Анри Руссо. Ева. После 1904
Кунстхалле, Гамбург
Официальная критика 1880–1890-х годов отнеслась к картинам Руссо, как к забавному кунштюку. В критическом обзоре Салона Независимых 1889 года Ш. Кристоф, обратив внимание на портрет девушки кисти Руссо, выставлявшийся под № 216, назвал его «абсолютным, законченным примитивом»[69]. В отклике на выставку Салона Независимых 1896 года один анонимный критик сравнил Руссо с дикарями каменного века[70]. Наиболее популярный художественный критик тех лет Г. Жефруа назвал Руссо «самым большим варваром среди Независимых». Он писал:
Леон Жером. Невинность. 1852
Музей Массей, Тарб
«Художником, который более всего продемонстрировал полное неведение искусства старых мастеров и самое ремесленное и наивное копирование вещей, был А. Руссо, известный по предыдущим выставкам своими портретами с плоскими лицами, остекленевшими глазами и короткими руками; своими пейзажами, построенными из немыслимого нагромождения топографических планов, подобно тому, как это делают дети»[71]. Жером, к которому, если верить Руссо, он ходил в молодости брать уроки живописи, и Бугро, рекомендовавший его в Салон отверженных в 1885 году, а несколько ранее давший ему разрешение на право копирования в Лувре, без сомнения, делали это из жалости к «несчастному таможеннику», ибо надо поощрять стремление простых людей заниматься искусством: оно облагораживает душу. Эти маститые салонные живописцы (к ним еще можно прибавить имена Кабанеля и Бонна, на которых Руссо ссылается в письмах) просто не принимали всерьез его усилий, видя в них лишь забавные ухищрения дилетанта, однако как мыслящий художник Руссо платил им тем же.

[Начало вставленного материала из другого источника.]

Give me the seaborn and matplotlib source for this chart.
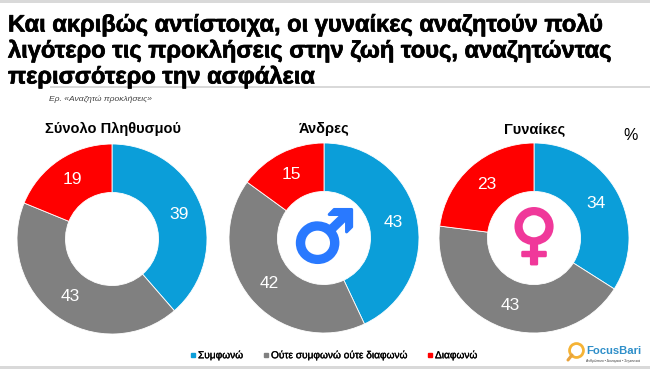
import matplotlib
matplotlib.use("Agg")
import matplotlib.pyplot as plt
from matplotlib.lines import Line2D
from matplotlib.patches import Rectangle
import matplotlib.patheffects as pe
import seaborn as sns

group_names = ["Σύνολο Πληθυσμού", "Άνδρες", "Γυναίκες"]
response_names = ["Συμφωνώ", "Ούτε συμφωνώ ούτε διαφωνώ", "Διαφωνώ"]
total_values = [39, 43, 19]
men_values = [43, 42, 15]
women_values = [34, 43, 23]
title_lines = [
    "Και ακριβώς αντίστοιχα, οι γυναίκες αναζητούν πολύ",
    "λιγότερο τις προκλήσεις στην ζωή τους, αναζητώντας",
    "περισσότερο την ασφάλεια",
]
question = "Ερ. «Αναζητώ προκλήσεις»"
unit = "%"
logo_name = "FocusBari"
logo_tagline = "Ανθρώπινα • Δυναμικά • Σημαντικά"

sns.set_theme(style="white")
plt.rcParams["font.family"] = ["Liberation Sans", "DejaVu Sans"]
palette = sns.color_palette(["#0B9ED9", "#808080", "#FF0000"])

W, H = 650, 369
fig = plt.figure(figsize=(6.5, 3.69), dpi=100, facecolor="white")


def px(x, y):
    return x / W, 1 - y / H


# frame lines
for rect in [(0, 0, 650, 3), (0, 366, 650, 3), (50, 86, 600, 2)]:
    fig.add_artist(Rectangle((rect[0] / W, 1 - (rect[1] + rect[3]) / H), rect[2] / W, rect[3] / H,
                             transform=fig.transFigure, color="#D9D9D9", lw=0))

# title
for line, y in zip(title_lines, [25, 51, 77]):
    fig.text(*px(8, y), line, fontsize=17.05, fontweight="bold", color="black", va="center", ha="left",
             path_effects=[pe.withStroke(linewidth=0.5, foreground="black")])
fig.text(*px(49, 99), question, fontsize=6.1, style="italic", color="#404040", va="center")

# donuts
centers = [(112, 239), (324, 238), (534, 238)]
radius = 95
values_by_group = [total_values, men_values, women_values]
for name, vals, (cx, cy), tx in zip(group_names, values_by_group, centers, [113, 324, 535]):
    ax = fig.add_axes([(cx - radius) / W, 1 - (cy + radius) / H, 2 * radius / W, 2 * radius / H])
    wedges, texts = ax.pie(vals, colors=palette, startangle=90, counterclock=False, radius=1,
                           labels=[str(v) for v in vals], labeldistance=0.75,
                           wedgeprops=dict(width=0.51, edgecolor="white", linewidth=0.6),
                           textprops=dict(color="white", fontsize=12.5))
    for t in texts:
        t.set_ha("center")
        t.set_va("center")
    ax.set_xlim(-1, 1)
    ax.set_ylim(-1, 1)
    fig.text(*px(tx, 129), name, fontsize=10.5, fontweight="bold", color="black", ha="center", va="center")

fig.text(*px(631, 135), unit, fontsize=11.5, color="black", ha="center", va="center")

# gender symbols
fig.text(*px(324, 242), "♂", family="DejaVu Sans", fontsize=52, fontweight="bold", color="#2979FF",
         ha="center", va="center", path_effects=[pe.withStroke(linewidth=2.2, foreground="#2979FF")])
fig.text(*px(534, 238), "♀", family="DejaVu Sans", fontsize=47, fontweight="bold", color="#F0389A",
         ha="center", va="center", path_effects=[pe.withStroke(linewidth=1.8, foreground="#F0389A")])

# legend
for name, col, sx in zip(response_names, palette, [193, 266, 430]):
    fig.add_artist(Line2D([sx / W], [1 - 355 / H], marker="s", ms=3, color=col, lw=0,
                          transform=fig.transFigure))
    fig.text(*px(sx + 5, 355), name, fontsize=7.3, color="black", ha="left", va="center",
             path_effects=[pe.withStroke(linewidth=0.2, foreground="black")])

# logo
fig.text(*px(586, 351.5), logo_name, fontsize=8.1, fontweight="bold", color="#2F8FC9", ha="left", va="center")
fig.text(*px(586, 361), logo_tagline, fontsize=2.5, color="#404040", ha="left", va="center")
fig.add_artist(Line2D([575.5 / W], [1 - 349.5 / H], marker="o", ms=10, mfc="none", mec="#F5B335", mew=2, lw=0,
                      transform=fig.transFigure))
fig.add_artist(Line2D([572 / W, 568 / W], [1 - 355 / H, 1 - 360 / H], color="#E8A33D", lw=2.2,
                      transform=fig.transFigure))

fig.savefig("out.png", dpi=100)
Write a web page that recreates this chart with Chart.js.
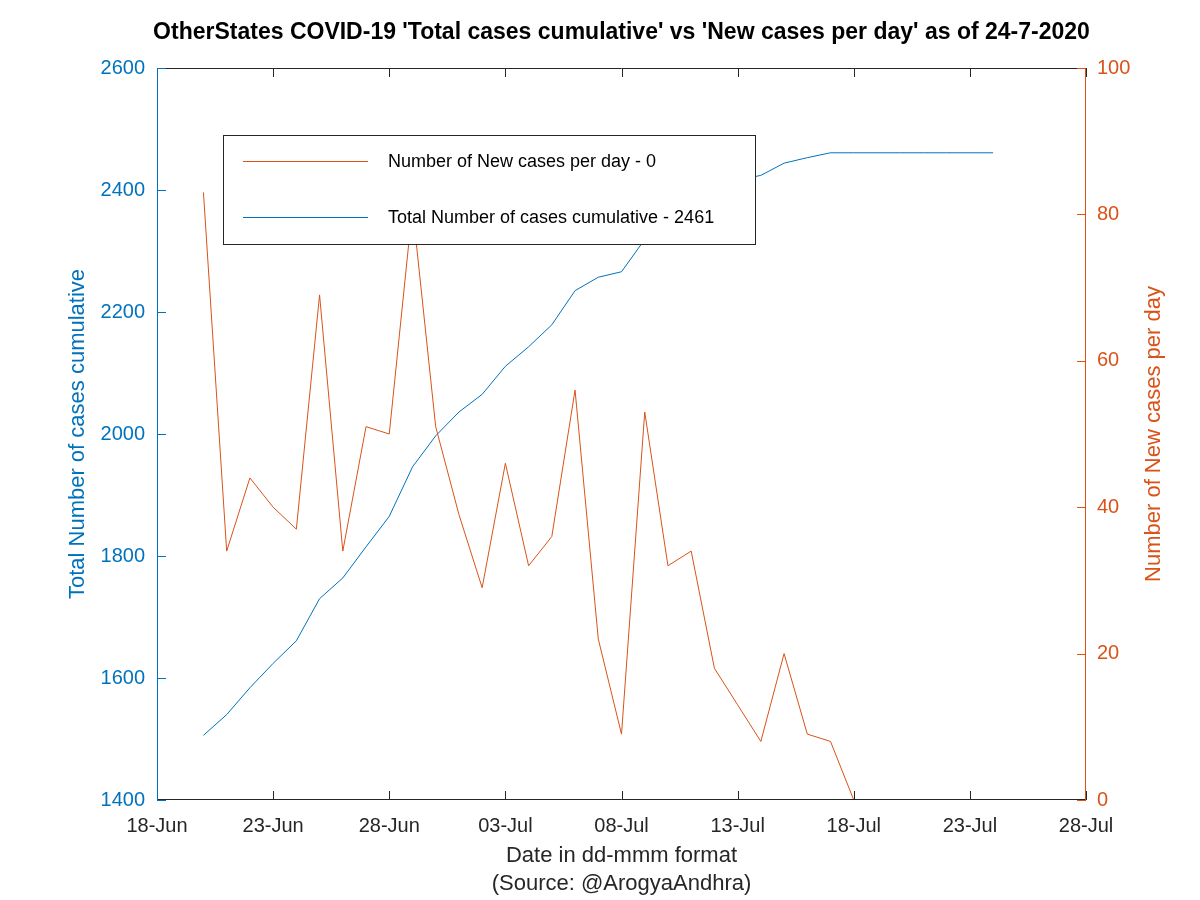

Композиции и отдельные мотивы из картин академиков зачастую давали Руссо материал для создания его собственных поэтических фантазий. Так, композиция картины Жерома Невинность стала предметом обыгрывания, пародирования, источником метаморфозы в полотне Счастливый квартет, а отдельные детали его же экзотического пейзажа с путником на привале стали предметом самой смелой трансформации в одной из знаменитейших картин Руссо – Спящая цыганка. В академических полотнах можно было найти много любопытного, так же как на фотографиях, в географических атласах или народном лубке. Говорил же Руссо о своем методе работы над картиной: «Я всегда вижу свою картину внутри себя, прежде чем ее начать… Только в процессе работы я нахожу мотивы, которые останавливают мое внимание и доставляют мне массу удовольствия»[72]. Вряд ли прославленные академики могли предположить в те годы, что сегодня об их аллегориях и пейзажах будут вспоминать в связи с использованием их в работах «простодушного таможенника». Оказавшись в период становления своего искусства вне специальной художественной среды, будучи художником по призванию, но не по профессии, Руссо не получил заданных эстетических установок, для него не существовало признанных авторитетов в живописи, что давало ему абсолютную свободу в выборе собственных «кумиров» по личному вкусу.